I have close to 90K into mine and would be lucky to get 50K for it.


----------



## the65gto (Oct 9, 2008)

I am currently shopping around for renewal of my classic car insurance. Went to hagerty to get a "quote" and in that process they asked for what I thought the value was of my car. They also had a "helper" link next to it so that they could help you estimate that value. This is just what an insurance company might think it is worth. YMMV. The true value is what a willing buyer will give you for it. 

Since I bought my car new in 65, there is no doubt that I could get my money back. $3600.00


----------



## Goat Roper (Oct 28, 2014)

70K with Hagerty cost me 410 a year, it is almost time for renewal and I plan on upping it to 90K.
All they required were some pictures for approval on the amount, they actually told me I was under insured on the renewal notice and suggested I bump it up 8K.


----------



## PontiacJim (Dec 29, 2012)

Price on any car is hard to nail down - its only worth what someone will pay. Often, car owners believe their cars are worth far more than what someone will pay for it. I have been seeing many of the same cars for sale year after year, noting the price drop, but still up for sale.

Here is the big problem I see. These cars, or any older car, can only be a "toy." For a "toy" they have become way too expensive for the average guy, so your market becomes very narrow. Those who were snapping them up in the past were the affluent set who wanted to relive their high school/era days and price was not an issue. Then there were the collectors who wanted the rarest of the rare who simply purchased them low to sell high, but you don't daily drive them when they hit some of the absurd prices they fetch at auction and driving them deteriorates the value of one that is 100% documented as original or restored to better than new.

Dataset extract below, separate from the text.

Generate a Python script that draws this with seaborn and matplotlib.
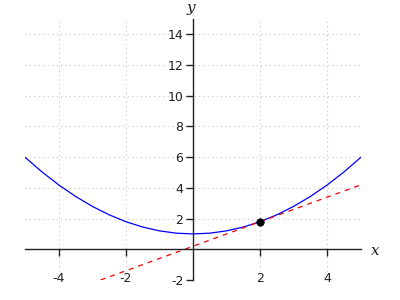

That crowd is now years older and in retirement. Looking at what they overpaid on some of these cars tends them to believe they need to collect the same purchase price or better because they bought the car as an investment that should go up in value.

Along comes the next generation who did not grow up with these cars and do not have the connection that the "older generation" had, and do not see the value in the car that the "older generation" did and paid dearly for. Then, the next generation is more interested in the highly popular LS line of Chevy engines and electronic componentry. They don't care about carburetors, point distributors, mechanical fuel pumps, iron blocks/heads, transmissions without overdrive, factory brakes & suspensions, 13 MPG, or 14"-15" wheels.

So the younger generation has a completely different view of the "older generation" cars. Original will become meaningless - just like any '41 Willys coupe. Pontiac powered will go the way of the flathead, replaced by the LS. Who will be around to actually tune or work on such antiquated iron? Know anybody who still can adjust the valves on an L-head straight six? So the six gets ditched and a more contemporary engine/trans fills the void.

So the person who has the vision to buy a GTO low and then incorporate all the contemporary items that this next generation wants, will sell his/her car high. Those who have kept the car original hoping to sell the car at a higher profit as measured against what they paid or invested, may be disappointed and take a big loss on their investment - just like so many other market share investments. I see the trend in car prices continue to decline in the next few years and it will indeed level off to a level that is supported by the younger generation's wallet and by those who choose to buy these antiques and then fix them up the way they envision them.

That said, you may be taking a hit on your investment and I suspect the longer you sit on it, or refrain from selling it, the lower the selling price will go. If it were me and I purchased the car as an investment, I would put the car on the market now at the higher price and see where it goes until I found a buyer that struck a number where I was willing to let it go rather than sit on it for the next higher bidder. Like any investment, you have to know when to let go rather than hope and hold out and then lose even more.

Just my opinion on it all. :thumbsup:


----------



## Pinion head (Jan 3, 2015)

The original performance Pontiac market is a wide spectrum, beginning with the Trophy 389A*Catalinas & ending with the last of the traditional Pontiac engine T/A's, near twenty years later. With a lot of Chevy drivetrain cr#p Fbodys being built in the 80's, the continuation of the original era died, & the later performance segment leading F-bodys & late Holden/GTO's have their own markets.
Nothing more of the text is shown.